Moore: Big hope for the future

By Staff
TAKE AN HOUR A WEEK Mississippi Attorney General Mike Moore spoke passionately with Meridian business leaders Tuesday about becoming mentors to area children. Photo by Carisa McCain/The Meridian Star
By Steve Gillespie / staff writer
April 10, 2002
State Attorney General Mike Moore began his statewide Link-A-Life tour Tuesday in Meridian.
Working to encourage more mentorship in the Big Brothers-Big Sisters program, Moore told local business people: "This is the ultimate way to show patriotism, and if that doesn't help, it's God's work."
Moore's visit included a luncheon at Mississippi Power Co. and stops at Hope Village for Children, Crestwood Elementary School and the Boys and Girls Club of Lauderdale County.
At Hope Village Moore announced a mentorship program called "Big Hope" for the abused and neglected children who live there. At the Boys and Girls Club, he unveiled the "Up 2 Us" program, and at Crestwood he emphasized a "Bigs in Blue" mentorship program, which pairs students with law enforcement officers and firefighters.
Moore wants to double the number of Big Brothers-Big Sisters matches in the state to 3,000 by the end of the year. Mentors usually meet with students for an hour a week.

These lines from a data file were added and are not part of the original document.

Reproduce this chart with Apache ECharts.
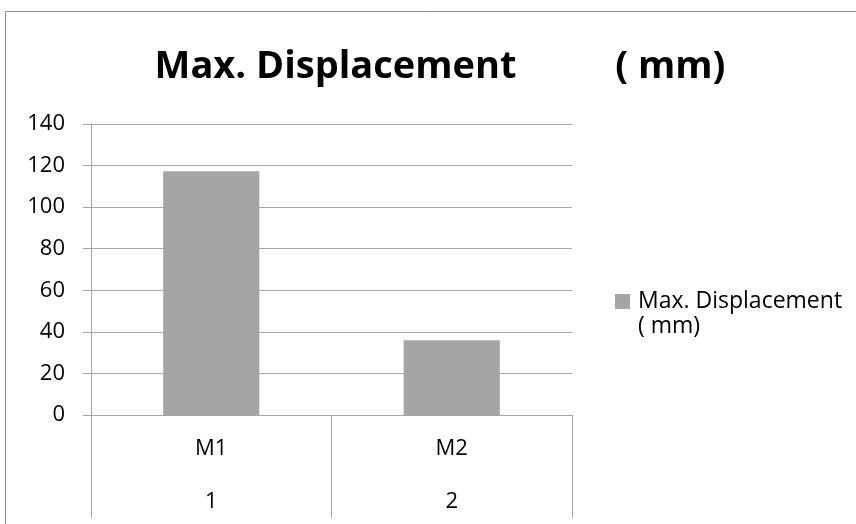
<!DOCTYPE html>
<html><head><meta charset="utf-8">
<script src="https://cdn.jsdelivr.net/npm/echarts@6/dist/echarts.min.js"></script>
<style>html,body{margin:0;padding:0;background:#fff}#c{width:856px;height:524px}</style>
</head><body><div id="c"></div>
<script>
const categories = ['M1', 'M2'];
const subCategories = ['1', '2'];
const seriesName = 'Max. Displacement ( mm)';
const values = [117.3, 36];
const yTicks = {min: 0, max: 140, interval: 20};

const FONT = '"Open Sans"';
const grey = '#a6a6a6';
const chart = echarts.init(document.getElementById('c'), null, {renderer: 'canvas'});
chart.setOption({
  animation: false,
  backgroundColor: '#fff',
  title: {
    text: 'Max. Displacement          ( mm)',
    left: 440, top: 48, textAlign: 'center', padding: 0,
    textStyle: {fontFamily: FONT, fontWeight: 'bold', fontSize: 38, color: '#000'}
  },
  legend: {
    left: 615, top: 290, padding: 0,
    itemWidth: 15, itemHeight: 15, itemGap: 0,
    icon: 'rect',
    formatter: () => 'Max. Displacement',
    textStyle: {fontFamily: FONT, fontSize: 23, color: '#000', padding: [0, 0, 0, 3]}
  },
  graphic: [
    {type: 'polyline', shape: {points: [[5.5, 524], [5.5, 11.5], [856, 11.5]]},
     style: {stroke: '#8c8c8c', lineWidth: 1, fill: null}, silent: true},
    {type: 'text', x: 638, y: 326,
     style: {text: '( mm)', fontFamily: FONT, fontSize: 23, fill: '#000', verticalAlign: 'middle'}}
  ],
  grid: {left: 91, right: 284, top: 124, bottom: 109, containLabel: false},
  xAxis: [
    {type: 'category', data: categories, position: 'bottom',
     axisLine: {lineStyle: {color: grey, width: 1}},
     axisTick: {show: true, length: 103, interval: 0, lineStyle: {color: grey}},
     axisLabel: {margin: 23, fontFamily: FONT, fontSize: 22, color: '#000'}},
    {type: 'category', data: subCategories, position: 'bottom', offset: 53,
     axisLine: {show: false}, axisTick: {show: false},
     axisLabel: {margin: 23, fontFamily: FONT, fontSize: 22, color: '#000'}}
  ],
  yAxis: {
    type: 'value', min: yTicks.min, max: yTicks.max, interval: yTicks.interval,
    axisLine: {show: true, lineStyle: {color: grey}},
    axisTick: {show: true, length: 8, lineStyle: {color: grey}},
    splitLine: {lineStyle: {color: grey, width: 1}},
    axisLabel: {margin: 26, fontFamily: FONT, fontSize: 22, color: '#000'}
  },
  series: [{
    name: seriesName, type: 'bar', data: values, xAxisIndex: 0,
    barCategoryGap: '60%',
    itemStyle: {color: '#a5a5a5'}
  }]
});
</script></body></html>
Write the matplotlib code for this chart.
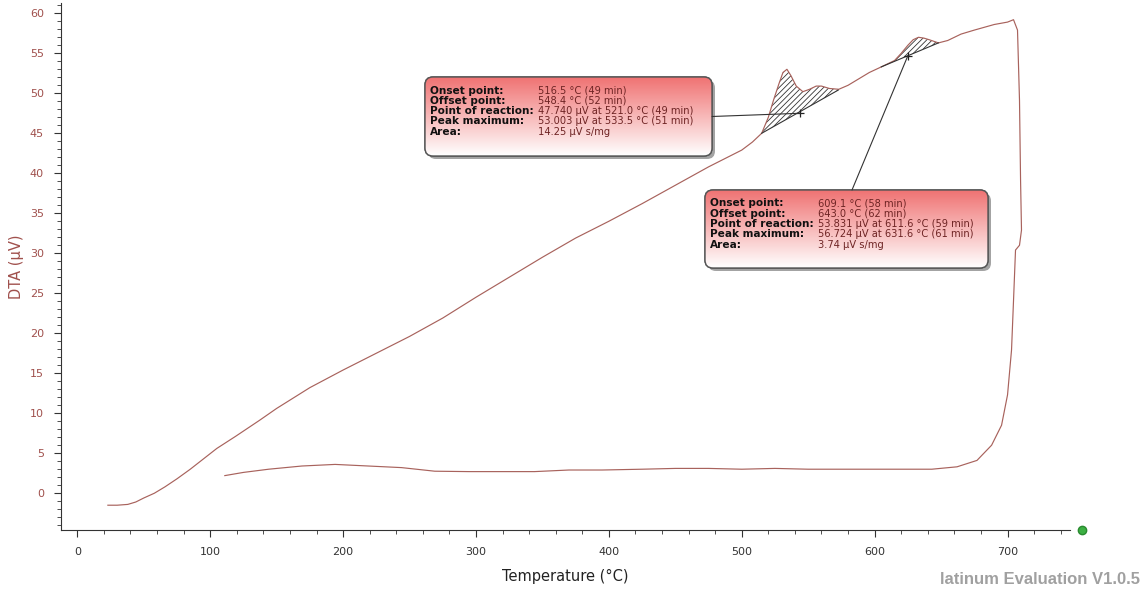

Edward Kelley was named Mentor of the Year by the local Big Brothers-Big Sisters program Tuesday. He mentors a sixth-grade student at Carver Middle School.
Kelley's example has spread. One of his sons, Ricardo Kelley, plays basketball for Meridian Community College and arranged for some of the players to visit Carver. Kelley said several MCC students have now signed up to mentor.
Moore said 50,000 children in Mississippi are at risk of various forms of substance abuse or teen pregnancy, or becoming involved in crime, which costs millions of dollars a year. He said that Mississippi taxpayers are investing in failure rather than success.
He noted that the state is budgeting $275 million for corrections this year, compared to $80 million 10 years ago. During the same period of time, Moore said, Mississippi's inmate population has increased from 6,000 to 20,000.
Terrence Roberts, program manager of Big Brothers-Big Sisters of Mississippi-Meridian, said the organization received mentor 16 applications Tuesday, most of them as a result of Moore's address to the business community.
Roberts said he expects more applications to come because business people also pledged to allow time for employees to devote to the program.